Work to complete
Look through the lines and report how many include the word "this", giving nothing but the number.

[Records]
---
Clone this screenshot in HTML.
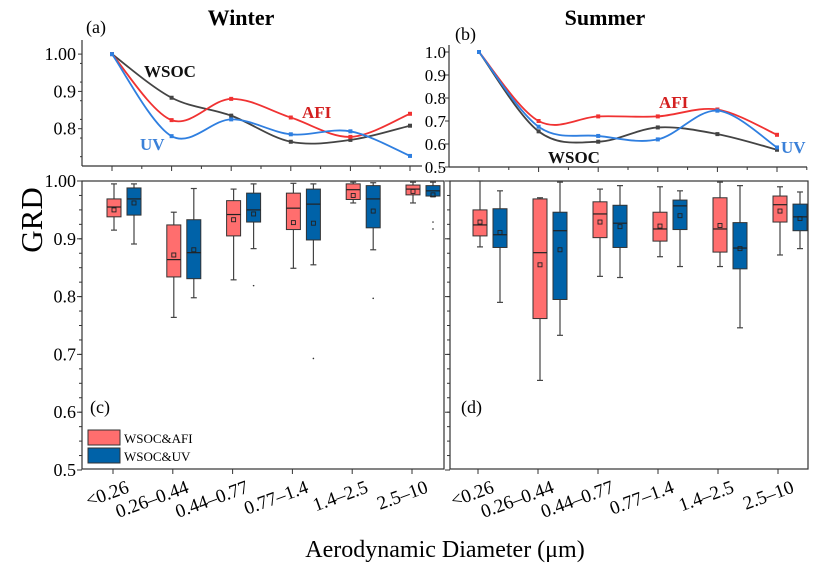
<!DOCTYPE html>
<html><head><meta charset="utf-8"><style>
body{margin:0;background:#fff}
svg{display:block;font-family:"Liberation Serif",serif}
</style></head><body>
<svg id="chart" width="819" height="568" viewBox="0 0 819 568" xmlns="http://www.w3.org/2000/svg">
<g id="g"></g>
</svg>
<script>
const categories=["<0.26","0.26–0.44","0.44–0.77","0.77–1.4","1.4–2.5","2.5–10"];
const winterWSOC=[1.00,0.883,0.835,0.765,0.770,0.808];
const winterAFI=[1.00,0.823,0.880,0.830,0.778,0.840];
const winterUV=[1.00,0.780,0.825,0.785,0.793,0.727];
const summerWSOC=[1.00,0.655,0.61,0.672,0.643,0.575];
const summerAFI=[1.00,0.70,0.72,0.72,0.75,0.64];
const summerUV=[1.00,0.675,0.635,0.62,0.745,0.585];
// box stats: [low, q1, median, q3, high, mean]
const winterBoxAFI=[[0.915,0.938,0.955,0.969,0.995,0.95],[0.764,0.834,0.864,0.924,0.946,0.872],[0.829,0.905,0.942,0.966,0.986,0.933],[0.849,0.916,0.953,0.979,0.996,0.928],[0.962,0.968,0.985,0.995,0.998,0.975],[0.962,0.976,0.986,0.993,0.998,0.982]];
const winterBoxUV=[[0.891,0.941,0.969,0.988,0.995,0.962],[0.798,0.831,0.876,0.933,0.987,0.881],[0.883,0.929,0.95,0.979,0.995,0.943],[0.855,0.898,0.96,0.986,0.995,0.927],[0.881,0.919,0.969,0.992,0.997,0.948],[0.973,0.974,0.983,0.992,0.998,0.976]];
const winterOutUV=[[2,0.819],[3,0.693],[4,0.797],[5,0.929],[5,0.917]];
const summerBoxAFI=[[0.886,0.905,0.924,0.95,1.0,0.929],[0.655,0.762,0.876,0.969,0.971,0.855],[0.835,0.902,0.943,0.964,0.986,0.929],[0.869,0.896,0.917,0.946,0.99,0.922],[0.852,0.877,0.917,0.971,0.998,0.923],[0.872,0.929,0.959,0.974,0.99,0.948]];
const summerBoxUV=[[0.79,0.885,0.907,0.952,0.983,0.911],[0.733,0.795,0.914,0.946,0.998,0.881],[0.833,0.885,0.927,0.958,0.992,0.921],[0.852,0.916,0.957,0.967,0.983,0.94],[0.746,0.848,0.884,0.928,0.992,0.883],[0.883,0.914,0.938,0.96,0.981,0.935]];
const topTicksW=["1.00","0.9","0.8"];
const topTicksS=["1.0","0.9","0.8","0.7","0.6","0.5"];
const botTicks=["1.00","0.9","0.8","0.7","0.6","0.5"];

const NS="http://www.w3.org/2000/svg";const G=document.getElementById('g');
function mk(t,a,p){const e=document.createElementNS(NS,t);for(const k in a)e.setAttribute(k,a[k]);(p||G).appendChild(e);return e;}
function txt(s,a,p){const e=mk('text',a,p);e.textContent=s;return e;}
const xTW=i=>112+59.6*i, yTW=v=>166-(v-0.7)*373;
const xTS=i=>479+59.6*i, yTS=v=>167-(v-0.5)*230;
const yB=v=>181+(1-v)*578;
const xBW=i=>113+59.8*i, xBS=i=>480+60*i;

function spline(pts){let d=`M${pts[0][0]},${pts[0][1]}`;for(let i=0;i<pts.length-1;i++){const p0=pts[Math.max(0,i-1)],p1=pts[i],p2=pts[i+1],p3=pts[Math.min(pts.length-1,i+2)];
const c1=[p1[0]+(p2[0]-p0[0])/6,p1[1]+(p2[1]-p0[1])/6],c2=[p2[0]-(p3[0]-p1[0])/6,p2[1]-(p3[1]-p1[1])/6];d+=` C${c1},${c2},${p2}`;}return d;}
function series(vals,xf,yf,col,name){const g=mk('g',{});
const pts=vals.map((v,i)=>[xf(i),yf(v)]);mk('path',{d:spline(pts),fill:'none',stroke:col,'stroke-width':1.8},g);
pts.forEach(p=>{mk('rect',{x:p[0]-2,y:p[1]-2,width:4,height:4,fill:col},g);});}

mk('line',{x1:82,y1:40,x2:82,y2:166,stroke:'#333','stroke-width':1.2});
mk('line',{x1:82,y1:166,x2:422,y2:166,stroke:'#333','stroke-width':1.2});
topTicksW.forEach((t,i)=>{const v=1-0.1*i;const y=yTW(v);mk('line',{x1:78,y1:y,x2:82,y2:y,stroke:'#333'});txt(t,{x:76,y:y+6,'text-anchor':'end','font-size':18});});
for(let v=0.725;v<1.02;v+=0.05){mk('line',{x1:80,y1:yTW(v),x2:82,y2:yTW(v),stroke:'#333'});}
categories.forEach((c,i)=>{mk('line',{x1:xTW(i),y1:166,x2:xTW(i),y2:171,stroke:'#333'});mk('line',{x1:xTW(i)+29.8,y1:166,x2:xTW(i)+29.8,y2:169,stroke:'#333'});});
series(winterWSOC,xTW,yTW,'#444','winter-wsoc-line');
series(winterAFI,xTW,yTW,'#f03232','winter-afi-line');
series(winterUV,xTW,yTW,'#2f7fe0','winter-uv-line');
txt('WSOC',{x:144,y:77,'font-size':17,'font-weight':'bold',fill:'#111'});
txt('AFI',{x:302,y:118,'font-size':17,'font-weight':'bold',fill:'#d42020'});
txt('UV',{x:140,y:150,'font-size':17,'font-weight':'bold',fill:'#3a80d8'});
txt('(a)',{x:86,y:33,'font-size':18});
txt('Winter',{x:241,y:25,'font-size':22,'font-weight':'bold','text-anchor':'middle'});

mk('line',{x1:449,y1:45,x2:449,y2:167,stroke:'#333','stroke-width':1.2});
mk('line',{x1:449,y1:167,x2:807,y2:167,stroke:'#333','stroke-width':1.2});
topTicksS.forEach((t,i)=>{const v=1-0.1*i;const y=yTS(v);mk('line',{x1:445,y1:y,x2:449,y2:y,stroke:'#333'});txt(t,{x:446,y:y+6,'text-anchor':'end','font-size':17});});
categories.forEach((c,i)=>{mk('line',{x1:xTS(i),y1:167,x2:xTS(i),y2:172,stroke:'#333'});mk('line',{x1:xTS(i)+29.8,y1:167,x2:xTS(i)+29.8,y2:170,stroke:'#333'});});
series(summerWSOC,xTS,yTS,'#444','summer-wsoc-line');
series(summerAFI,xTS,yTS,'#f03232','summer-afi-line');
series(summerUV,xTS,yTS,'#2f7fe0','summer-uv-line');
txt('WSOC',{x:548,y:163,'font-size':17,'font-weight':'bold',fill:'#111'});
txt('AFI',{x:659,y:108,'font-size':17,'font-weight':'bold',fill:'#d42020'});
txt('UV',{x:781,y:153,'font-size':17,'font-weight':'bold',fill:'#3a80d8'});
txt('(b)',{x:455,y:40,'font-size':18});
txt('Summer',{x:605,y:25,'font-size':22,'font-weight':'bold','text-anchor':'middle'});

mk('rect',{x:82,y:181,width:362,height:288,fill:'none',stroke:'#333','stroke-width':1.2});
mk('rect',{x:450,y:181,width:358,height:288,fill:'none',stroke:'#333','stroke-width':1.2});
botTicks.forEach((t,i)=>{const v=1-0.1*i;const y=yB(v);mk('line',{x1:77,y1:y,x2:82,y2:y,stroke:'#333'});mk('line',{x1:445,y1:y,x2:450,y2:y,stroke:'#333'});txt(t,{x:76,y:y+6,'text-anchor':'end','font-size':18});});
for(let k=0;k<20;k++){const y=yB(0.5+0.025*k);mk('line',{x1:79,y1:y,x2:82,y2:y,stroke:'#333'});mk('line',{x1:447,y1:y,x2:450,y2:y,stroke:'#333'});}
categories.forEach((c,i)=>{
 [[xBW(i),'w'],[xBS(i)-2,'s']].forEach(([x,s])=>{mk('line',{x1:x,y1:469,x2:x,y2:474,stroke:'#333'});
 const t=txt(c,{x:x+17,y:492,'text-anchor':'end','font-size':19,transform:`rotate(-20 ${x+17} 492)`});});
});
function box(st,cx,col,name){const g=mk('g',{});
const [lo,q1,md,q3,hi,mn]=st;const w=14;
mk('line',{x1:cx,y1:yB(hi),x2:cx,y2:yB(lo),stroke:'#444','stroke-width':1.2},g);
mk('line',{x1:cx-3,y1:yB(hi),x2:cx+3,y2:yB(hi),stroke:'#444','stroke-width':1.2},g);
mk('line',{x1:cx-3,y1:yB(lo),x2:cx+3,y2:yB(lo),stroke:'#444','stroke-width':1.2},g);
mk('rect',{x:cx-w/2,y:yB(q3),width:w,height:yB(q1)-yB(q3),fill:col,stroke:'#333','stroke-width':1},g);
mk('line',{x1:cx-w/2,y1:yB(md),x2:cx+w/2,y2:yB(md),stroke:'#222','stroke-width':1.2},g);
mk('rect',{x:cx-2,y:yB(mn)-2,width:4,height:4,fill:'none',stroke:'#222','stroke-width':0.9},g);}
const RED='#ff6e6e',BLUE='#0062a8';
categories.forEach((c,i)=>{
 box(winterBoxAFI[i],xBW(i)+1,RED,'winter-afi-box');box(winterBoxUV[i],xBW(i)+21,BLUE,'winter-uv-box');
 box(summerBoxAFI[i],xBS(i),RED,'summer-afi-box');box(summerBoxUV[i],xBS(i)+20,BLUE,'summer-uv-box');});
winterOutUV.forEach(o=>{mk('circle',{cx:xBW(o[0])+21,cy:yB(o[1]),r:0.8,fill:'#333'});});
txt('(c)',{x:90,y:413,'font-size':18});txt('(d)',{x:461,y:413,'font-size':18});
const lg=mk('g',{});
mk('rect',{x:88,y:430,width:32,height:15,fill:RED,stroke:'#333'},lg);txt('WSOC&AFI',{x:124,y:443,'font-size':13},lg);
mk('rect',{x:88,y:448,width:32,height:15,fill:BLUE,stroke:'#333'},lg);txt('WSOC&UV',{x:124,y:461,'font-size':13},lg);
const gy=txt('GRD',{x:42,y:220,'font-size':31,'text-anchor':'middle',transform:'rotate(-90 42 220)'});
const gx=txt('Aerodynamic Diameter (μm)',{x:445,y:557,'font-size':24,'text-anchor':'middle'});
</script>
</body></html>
---
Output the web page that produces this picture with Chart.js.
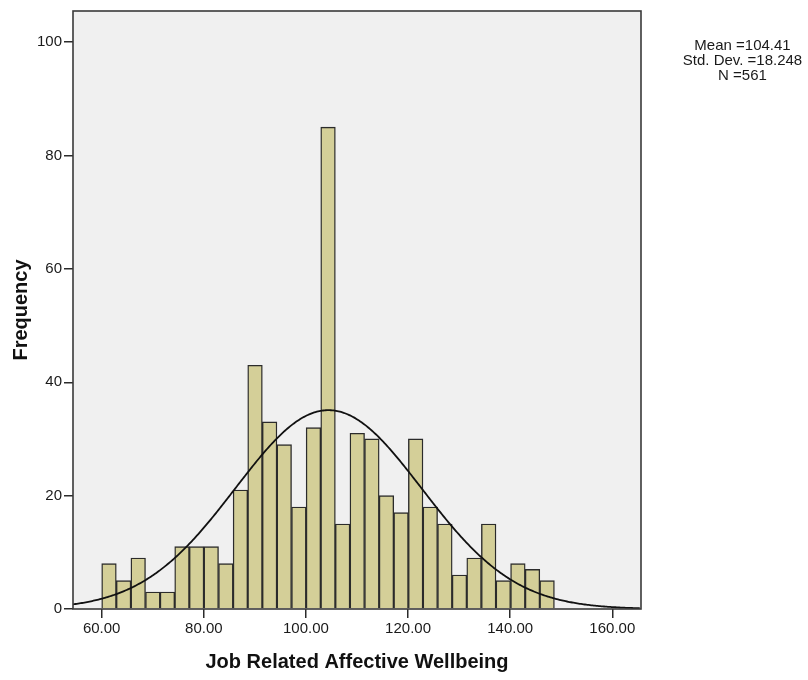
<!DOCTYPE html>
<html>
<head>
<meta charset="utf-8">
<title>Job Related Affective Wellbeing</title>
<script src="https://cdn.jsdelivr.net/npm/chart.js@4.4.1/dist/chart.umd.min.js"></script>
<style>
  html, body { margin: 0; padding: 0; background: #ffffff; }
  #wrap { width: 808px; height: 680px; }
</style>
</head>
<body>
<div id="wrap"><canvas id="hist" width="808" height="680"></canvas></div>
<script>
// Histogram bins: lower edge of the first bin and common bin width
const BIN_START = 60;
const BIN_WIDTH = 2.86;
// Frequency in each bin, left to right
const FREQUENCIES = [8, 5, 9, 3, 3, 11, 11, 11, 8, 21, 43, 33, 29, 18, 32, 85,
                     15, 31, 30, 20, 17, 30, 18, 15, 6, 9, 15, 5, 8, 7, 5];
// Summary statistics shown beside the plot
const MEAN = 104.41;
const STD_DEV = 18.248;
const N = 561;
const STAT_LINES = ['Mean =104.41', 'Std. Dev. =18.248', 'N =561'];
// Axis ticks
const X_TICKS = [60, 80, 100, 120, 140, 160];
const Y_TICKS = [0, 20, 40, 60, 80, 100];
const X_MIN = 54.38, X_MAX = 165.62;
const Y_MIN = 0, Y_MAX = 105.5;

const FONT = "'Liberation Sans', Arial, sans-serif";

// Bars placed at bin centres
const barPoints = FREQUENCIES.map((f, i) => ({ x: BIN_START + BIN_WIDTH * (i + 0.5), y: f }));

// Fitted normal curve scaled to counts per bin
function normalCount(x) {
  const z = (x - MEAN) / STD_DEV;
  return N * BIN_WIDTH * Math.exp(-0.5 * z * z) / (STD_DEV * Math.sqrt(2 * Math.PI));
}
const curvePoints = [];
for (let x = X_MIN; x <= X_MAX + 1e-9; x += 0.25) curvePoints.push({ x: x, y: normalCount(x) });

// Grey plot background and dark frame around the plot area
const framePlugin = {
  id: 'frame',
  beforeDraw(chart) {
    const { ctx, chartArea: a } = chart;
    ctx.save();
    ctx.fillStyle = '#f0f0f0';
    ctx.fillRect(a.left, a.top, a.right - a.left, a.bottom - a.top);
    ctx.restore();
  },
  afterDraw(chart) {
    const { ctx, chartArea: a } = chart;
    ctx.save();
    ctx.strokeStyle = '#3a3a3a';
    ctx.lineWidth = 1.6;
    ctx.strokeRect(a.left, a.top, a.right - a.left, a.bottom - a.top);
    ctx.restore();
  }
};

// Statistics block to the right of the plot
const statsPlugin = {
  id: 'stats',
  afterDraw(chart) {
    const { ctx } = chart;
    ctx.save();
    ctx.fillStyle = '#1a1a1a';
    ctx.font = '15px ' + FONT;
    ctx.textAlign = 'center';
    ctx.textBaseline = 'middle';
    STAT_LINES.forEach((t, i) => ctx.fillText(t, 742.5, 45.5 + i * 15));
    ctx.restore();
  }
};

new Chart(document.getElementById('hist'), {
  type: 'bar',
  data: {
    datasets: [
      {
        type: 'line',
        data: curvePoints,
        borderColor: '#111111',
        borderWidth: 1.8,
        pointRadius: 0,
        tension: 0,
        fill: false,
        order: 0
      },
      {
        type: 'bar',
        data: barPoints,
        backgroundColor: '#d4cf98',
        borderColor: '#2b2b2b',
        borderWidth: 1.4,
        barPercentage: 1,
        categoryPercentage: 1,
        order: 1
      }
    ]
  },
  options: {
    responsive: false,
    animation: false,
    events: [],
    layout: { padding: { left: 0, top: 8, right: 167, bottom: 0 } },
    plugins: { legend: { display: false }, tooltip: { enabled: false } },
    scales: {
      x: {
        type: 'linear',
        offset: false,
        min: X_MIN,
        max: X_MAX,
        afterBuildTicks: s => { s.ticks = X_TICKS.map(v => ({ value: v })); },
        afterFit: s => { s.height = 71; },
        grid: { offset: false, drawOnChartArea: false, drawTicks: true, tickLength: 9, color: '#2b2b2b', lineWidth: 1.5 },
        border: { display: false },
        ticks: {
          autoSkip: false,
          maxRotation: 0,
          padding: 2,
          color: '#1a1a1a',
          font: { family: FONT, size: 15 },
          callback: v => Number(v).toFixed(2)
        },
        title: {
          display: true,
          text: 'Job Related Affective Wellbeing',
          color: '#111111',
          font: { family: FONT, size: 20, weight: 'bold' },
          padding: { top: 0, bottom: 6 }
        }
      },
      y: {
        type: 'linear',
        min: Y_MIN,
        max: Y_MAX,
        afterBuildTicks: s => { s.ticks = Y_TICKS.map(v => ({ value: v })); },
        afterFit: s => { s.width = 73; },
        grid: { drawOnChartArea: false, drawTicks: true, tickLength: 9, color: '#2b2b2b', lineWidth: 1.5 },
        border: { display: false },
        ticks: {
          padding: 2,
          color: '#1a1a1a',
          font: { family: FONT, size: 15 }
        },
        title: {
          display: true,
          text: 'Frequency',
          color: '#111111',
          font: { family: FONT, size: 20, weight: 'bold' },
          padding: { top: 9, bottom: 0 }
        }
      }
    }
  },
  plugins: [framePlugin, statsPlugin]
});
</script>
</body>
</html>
---
Worked solution
2